Burke ne se borne pas, dans son pamphlet, à essayer de représenter l’Assemblée nationale comme étant en contradiction avec elle-même ; il entre dans l’étude de la politique philosophique et examine cette question de savoir si les gouvernés ont le droit de déposer celui qui les gouverne. Cette seconde partie de la lettre de Burke ne vaut pas mieux que la première, et ce philosophe, en écrivant que la religion est plus nécessaire à la démocratie qu’à la monarchie, en affirmant la nécessité de créer et de conserver des classes dans le peuple, prouve jusqu’à l’évidence qu’il n’a rien compris au grand mouvement révolutionnaire qu’il a la prétention de juger. Burke, dans sa lettre, passe en revue toutes les institutions créées par la Révolution et va même jusqu’à essayer de prévoir ce que pourront donner les législatures qui doivent succéder à la première grande Assemblée.

Telle est l’étendue des objets qu’embrasse cet ouvrage, où l’on trouve çà et là des pensées profondes, toutes les fois que l’esprit de système n’obscurcit pas la justesse des vues de l’auteur.

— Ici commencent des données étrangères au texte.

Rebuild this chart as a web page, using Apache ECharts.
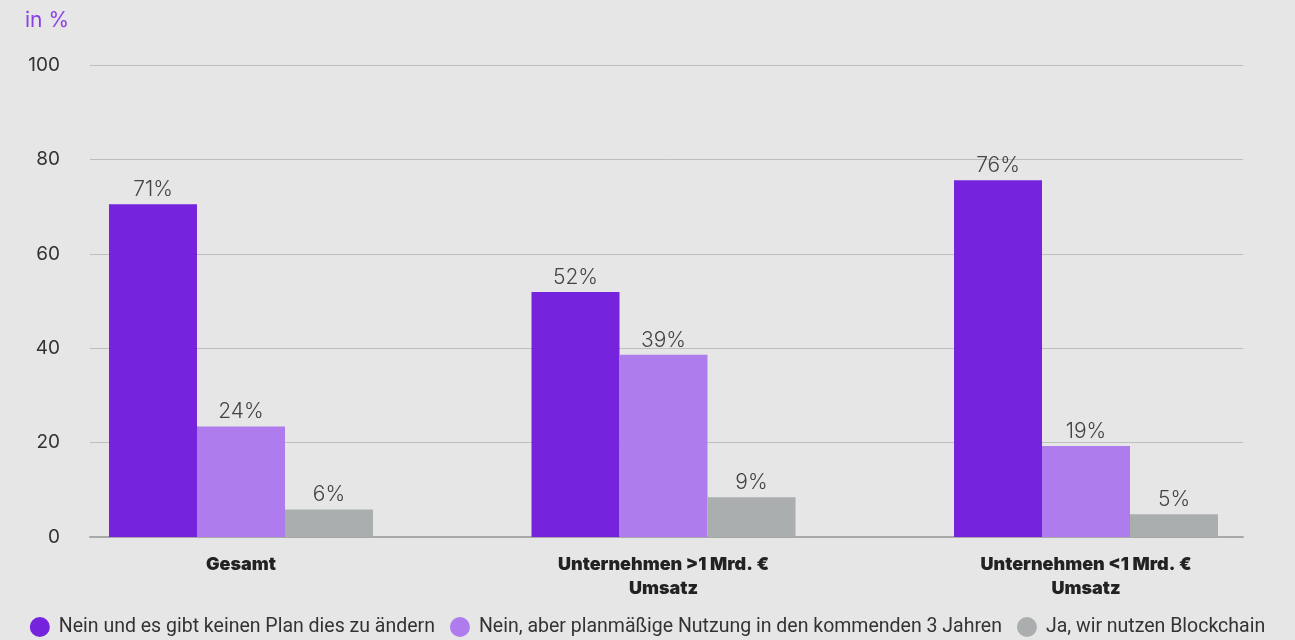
<!DOCTYPE html>
<html>
<head>
<meta charset="utf-8">
<script src="https://cdn.jsdelivr.net/npm/echarts@6/dist/echarts.min.js"></script>
<style>
html,body{margin:0;padding:0;background:#e6e6e6;}
#c{width:1295px;height:640px;}
</style>
</head>
<body>
<div id="c"></div>
<script>
const categories = ['Gesamt', 'Unternehmen >1 Mrd. €\nUmsatz', 'Unternehmen <1 Mrd. €\nUmsatz'];
const seriesNames = ['Nein und es gibt keinen Plan dies zu ändern', 'Nein, aber planmäßige Nutzung in den kommenden 3 Jahren', 'Ja, wir nutzen Blockchain'];
const noPlan = [70.5, 51.9, 75.6];
const planned = [23.4, 38.6, 19.3];
const yes = [5.8, 8.4, 4.8];
const noPlanLabels = ['71%', '52%', '76%'];
const plannedLabels = ['24%', '39%', '19%'];
const yesLabels = ['6%', '9%', '5%'];
const yTicks = [0, 20, 40, 60, 80, 100];

const colors = ['#7523DC', '#AE7CEC', '#ABAEAF'];
const chart = echarts.init(document.getElementById('c'));
const labelStyle = (arr) => ({
  show: true, position: 'top', distance: 4,
  fontFamily: 'Inter', fontWeight: 300, fontSize: 21, color: '#444',
  formatter: p => arr[p.dataIndex]
});
const mk = (name, data, labels, color) => ({
  name, type: 'bar', xAxisIndex: 1, yAxisIndex: 1, data,
  barWidth: 88, barGap: '0%',
  itemStyle: { color },
  label: labelStyle(labels)
});
chart.setOption({
  backgroundColor: '#e6e6e6',
  animation: false,
  color: colors,
  title: {
    text: 'in %', left: 20, top: 5,
    textStyle: { fontFamily: 'Inter', fontWeight: 400, fontSize: 21, color: '#8B3FE6' }
  },
  legend: {
    top: 612, left: 'center', itemWidth: 20, itemHeight: 20, icon: 'circle', itemGap: 15,
    textStyle: { fontFamily: 'Roboto', fontSize: 19.5, color: '#333', padding: [0, 0, 0, 4] },
    data: seriesNames
  },
  grid: [
    { left: 90, right: 52, top: 65, bottom: 103 },
    { left: 241, right: 209, top: 65, bottom: 103 }
  ],
  xAxis: [
    { type: 'category', gridIndex: 0, data: [''], axisLine: { lineStyle: { color: '#A8A8A8', width: 2 } }, axisTick: { show: false }, axisLabel: { show: false } },
    { type: 'category', gridIndex: 1, data: categories, boundaryGap: false, axisLine: { show: false }, axisTick: { show: false },
      axisLabel: { margin: 16, fontFamily: 'Inter', fontWeight: 900, fontSize: 18, color: '#222', lineHeight: 24 } }
  ],
  yAxis: [
    { type: 'value', gridIndex: 0, min: 0, max: 100, interval: 20,
      axisLabel: { margin: 30, fontFamily: 'Inter', fontSize: 19, color: '#333', formatter: v => yTicks.includes(v) ? String(v) : '' },
      splitLine: { lineStyle: { color: '#BDBDBD', width: 1 } },
      axisLine: { show: false }, axisTick: { show: false } },
    { type: 'value', gridIndex: 1, min: 0, max: 100, interval: 20, show: false, splitLine: { show: false } }
  ],
  series: [
    mk(seriesNames[0], noPlan, noPlanLabels, colors[0]),
    mk(seriesNames[1], planned, plannedLabels, colors[1]),
    mk(seriesNames[2], yes, yesLabels, colors[2])
  ]
});
</script>
</body>
</html>
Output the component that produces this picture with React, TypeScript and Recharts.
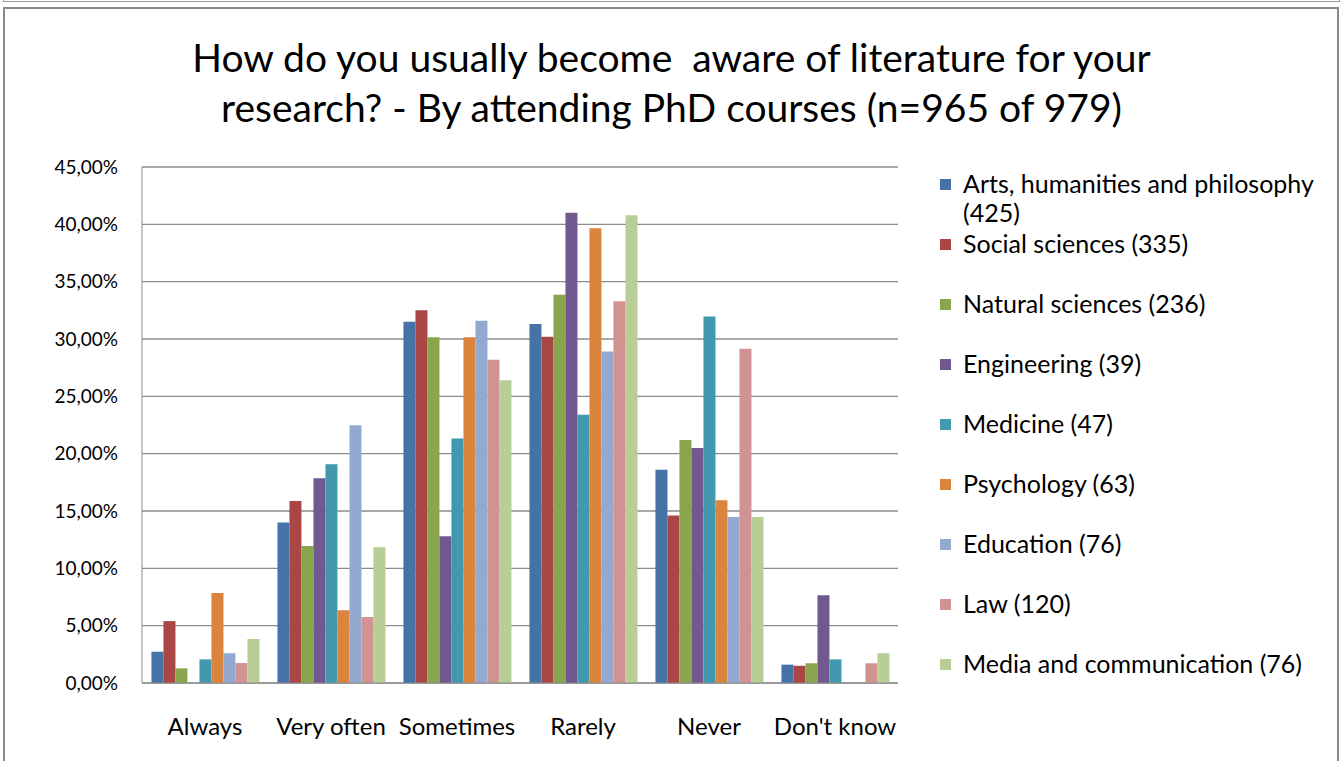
import React from 'react';
import { BarChart, Bar, CartesianGrid, XAxis, YAxis } from 'recharts';

// Answer categories on the x axis
const categories = ['Always', 'Very often', 'Sometimes', 'Rarely', 'Never', "Don't know"];

// Share of respondents (%) per faculty, in category order
const arts = [2.73, 14.0, 31.5, 31.3, 18.6, 1.6];
const social = [5.4, 15.87, 32.5, 30.2, 14.6, 1.5];
const natural = [1.28, 11.94, 30.16, 33.85, 21.2, 1.72];
const engineering = [0, 17.85, 12.79, 41.0, 20.5, 7.65];
const medicine = [2.06, 19.07, 21.33, 23.4, 31.97, 2.06];
const psychology = [7.85, 6.34, 30.16, 39.66, 15.93, 0];
const education = [2.6, 22.47, 31.6, 28.9, 14.47, 0];
const law = [1.74, 5.75, 28.2, 33.3, 29.15, 1.72];
const media = [3.84, 11.83, 26.4, 40.8, 14.47, 2.6];

const yTicks = [0, 5, 10, 15, 20, 25, 30, 35, 40, 45];

const series = [
  { key: 'arts', name: 'Arts, humanities and philosophy (425)', values: arts, color: '#4572A7' },
  { key: 'social', name: 'Social sciences (335)', values: social, color: '#AA4643' },
  { key: 'natural', name: 'Natural sciences (236)', values: natural, color: '#89A54E' },
  { key: 'engineering', name: 'Engineering (39)', values: engineering, color: '#71588F' },
  { key: 'medicine', name: 'Medicine (47)', values: medicine, color: '#4198AF' },
  { key: 'psychology', name: 'Psychology (63)', values: psychology, color: '#DB843D' },
  { key: 'education', name: 'Education (76)', values: education, color: '#93A9CF' },
  { key: 'law', name: 'Law (120)', values: law, color: '#D19392' },
  { key: 'media', name: 'Media and communication (76)', values: media, color: '#B9CD96' },
];

const chartData = categories.map((cat, i) => {
  const row: Record<string, string | number> = { category: cat };
  series.forEach((s) => {
    row[s.key] = s.values[i];
  });
  return row;
});

const FONT = 'Lato, "Open Sans", sans-serif';

const formatPct = (v: number) => v.toFixed(2).replace('.', ',') + '%';

export default function App() {
  return (
    <div
      style={{
        position: 'fixed',
        left: 0,
        top: 0,
        width: 1343,
        height: 761,
        background: '#fff',
        overflow: 'hidden',
        fontFamily: FONT,
      }}
    >
      {/* frame of the previous chart peeking in at the top */}
      <div
        style={{
          position: 'absolute',
          left: 3,
          top: -20,
          width: 1335,
          height: 20,
          border: '1px solid #999',
        }}
      />
      {/* chart frame */}
      <div
        style={{
          position: 'absolute',
          left: 3,
          top: 7,
          width: 1336,
          height: 770,
          border: '2px solid #8a8a8a',
          boxSizing: 'border-box',
        }}
      />

      {/* Title */}
      <div
        style={{
          position: 'absolute',
          left: 0,
          top: 32,
          width: 1343,
          textAlign: 'center',
          fontSize: 39,
          lineHeight: '50px',
          color: '#000',
        }}
      >
        <div>How do you usually become&nbsp; aware of literature for your</div>
        <div>research? - By attending PhD courses (n=965 of 979)</div>
      </div>

      {/* Chart */}
      <div style={{ position: 'absolute', left: 0, top: 0 }}>
        <BarChart
          width={910}
          height={761}
          data={chartData}
          margin={{ top: 167, right: 12, left: 0, bottom: 0 }}
          barCategoryGap="7.5%"
          barGap={0}
        >
          <CartesianGrid vertical={false} stroke="#8c8c8c" strokeWidth={1.3} />
          <XAxis
            dataKey="category"
            height={78}
            tickLine={false}
            tickSize={0}
            tickMargin={35}
            stroke="#8c8c8c"
            interval={0}
            tick={{ fill: '#000', fontSize: 24, fontFamily: FONT }}
          />
          <YAxis
            width={142}
            domain={[0, 45]}
            ticks={yTicks}
            tickFormatter={formatPct}
            tickLine={false}
            tickSize={0}
            tickMargin={24}
            stroke="#8c8c8c"
            interval={0}
            tick={{ fill: '#000', fontSize: 19, fontFamily: FONT }}
          />
          {series.map((s) => (
            <Bar
              key={s.key}
              dataKey={s.key}
              name={s.name}
              fill={s.color}
              isAnimationActive={false}
            />
          ))}
        </BarChart>
      </div>

      {/* Legend */}
      <div style={{ position: 'absolute', left: 940, top: 169, width: 395 }}>
        {series.map((s, i) => (
          <div
            key={s.key}
            style={{
              position: 'absolute',
              left: 0,
              top: i * 60,
              display: 'flex',
              alignItems: 'flex-start',
              fontSize: 25,
              lineHeight: '29px',
              color: '#000',
              whiteSpace: 'normal',
            }}
          >
            <span
              style={{
                display: 'inline-block',
                width: 11,
                height: 11,
                background: s.color,
                marginTop: 10,
                marginRight: 12,
                flex: 'none',
              }}
            />
            <span style={{ width: 372 }}>{s.name}</span>
          </div>
        ))}
      </div>
    </div>
  );
}
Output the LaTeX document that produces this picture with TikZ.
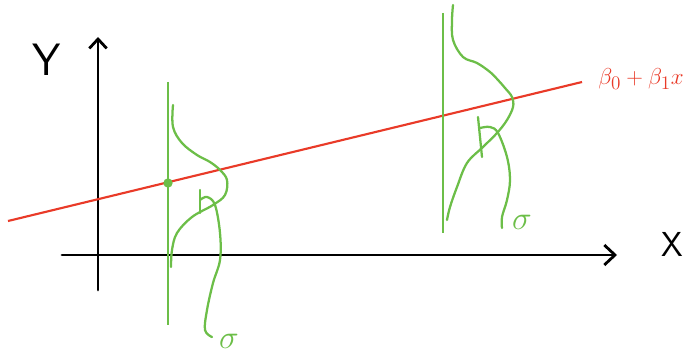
\documentclass[tikz,border=0pt]{standalone}
\usepackage{tikz}
\usetikzlibrary{
	arrows.meta,
	positioning
}
\definecolor{penred}{RGB}{233,58,40}
\definecolor{pengreen}{RGB}{108,190,72}

\begin{document}
\begin{tikzpicture}[x=0.75pt,y=-0.75pt,
    axis/.style={line width=2.1pt, line cap=round},
    fitline/.style={penred, line width=1.6pt},
    slice/.style={pengreen, line width=1.7pt},
    bell/.style={pengreen, line width=1.7pt, line cap=round, line join=round},
    hand/.style={font=\fontsize{#1}{#1}\selectfont\sffamily}
]

\useasboundingbox (0,0) rectangle (691,356);

% Axes
\coordinate (xstart) at (62,255);
\coordinate (xend) at (617,255);
\coordinate (ystart) at (98,290);
\coordinate (yend) at (98,37);
\draw[axis, -{Straight Barb[length=8pt,width=15pt,line width=2.1pt]}] (xstart) -- (xend);
\draw[axis, -{Straight Barb[length=7pt,width=13pt,line width=2.1pt]}] (ystart) -- (yend);

% Axis labels
\node[hand=34] (ylab) at (47,60) {Y};
\node[hand=26] (xlab) at (672,244) {X};

% Regression line
\coordinate (fitleft) at (8,221);
\coordinate (fitright) at (582,82);
\draw[fitline] (fitleft) -- (fitright);
\node[penred, font=\fontsize{19}{19}\selectfont] (fitlab) at (641,79) {$\beta_0+\beta_1x$};

% First slice
\coordinate (slicea top) at (168,82);
\coordinate (slicea bot) at (168,325);
\draw[slice] (slicea top) -- (slicea bot);
\node[circle, fill=pengreen, inner sep=0pt, minimum size=7pt] (meana) at (168,183) {};

% First bell curve
\draw[bell] plot[smooth, tension=0.6] coordinates {(173,105) (173,127) (182,143) (197,155)
    (210,162) (220,170) (227,180) (225,195) (213,205) (192,217) (177,233) (172,250) (171,267)};

% First sigma mark and pointer
\draw[bell] (200,213) -- (200,190);
\draw[bell] plot[smooth, tension=0.6] coordinates {(200,200) (207,197) (215,205) (220,233)
    (220,260) (213,283) (207,310) (205,330) (212,337)};
\node[pengreen, font=\fontsize{27}{27}\selectfont] (sigmaa) at (229,341) {$\sigma$};

% Second slice
\coordinate (sliceb top) at (443,13);
\coordinate (sliceb bot) at (443,233);
\draw[slice] (sliceb top) -- (sliceb bot);

% Second bell curve
\draw[bell] plot[smooth, tension=0.6] coordinates {(453,5) (452,20) (453,40) (463,57) (477,63)
    (490,72) (498,80) (505,88) (512,97) (513,107) (507,120) (497,133) (483,147) (467,163)
    (457,187) (450,207) (447,220)};

% Second sigma mark and pointer
\draw[bell] (478,117) -- (482,157);
\draw[bell] plot[smooth, tension=0.6] coordinates {(480,128) (490,127) (498,133) (507,157)
    (510,180) (507,200) (502,217) (502,228)};
\node[pengreen, font=\fontsize{27}{27}\selectfont] (sigmab) at (522,222) {$\sigma$};

\end{tikzpicture}
\end{document}
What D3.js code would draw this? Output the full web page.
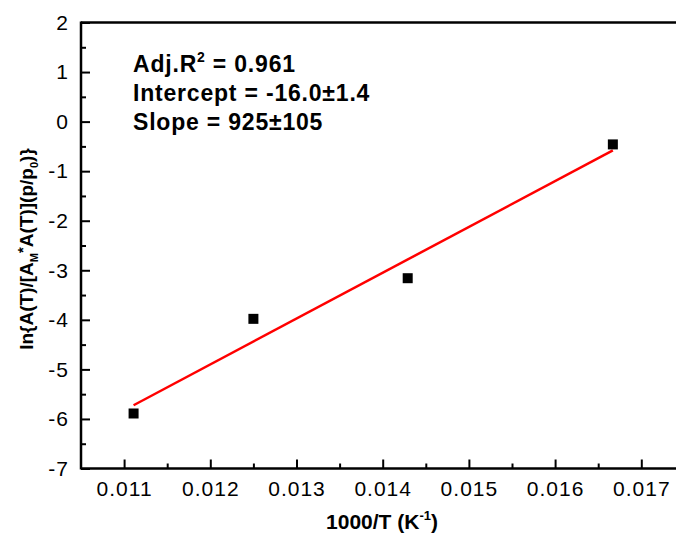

Il est fâcheux qu’à côté de ces pensées justes, l’auteur se laisse emporter à des éclats intempestifs de colère et n’ait fait, en fin de compte, qu’une charge à fond de train contre notre grande Révolution. Burke y emploie moins la raison que des sophismes exposés avec passion ; il ne contrôle pas avec assez de scrupule l’exactitude des faits qu’il rapporte et des conséquences qu’il en tire. Écrivant avec ses haines et ses préjugés, il s’abandonne à une fureur parfois ridicule. La preuve la plus évidente, d’ailleurs, de son injustice, c’est qu’il ne voit dans la crise terrible que traversait la France que les erreurs qu’ont pu commettre les hommes nouveaux portés au pouvoir, faisant semblant de ne pas apercevoir le bien qu’ils ont fait, et refusant de reconnaître la légitimité de ce grand mouvement qui a régénéré l’Europe entière. Si, pour le fond, sa passion l’égare, elle le sert pour la forme : son style est vif, énergique, coloré, chaleureux, mouvementé et s’élève parfois jusqu’à l’éloquence. C’est l’expression suprême de l’indignation de l’aristocratique Angleterre contre la France démocratique.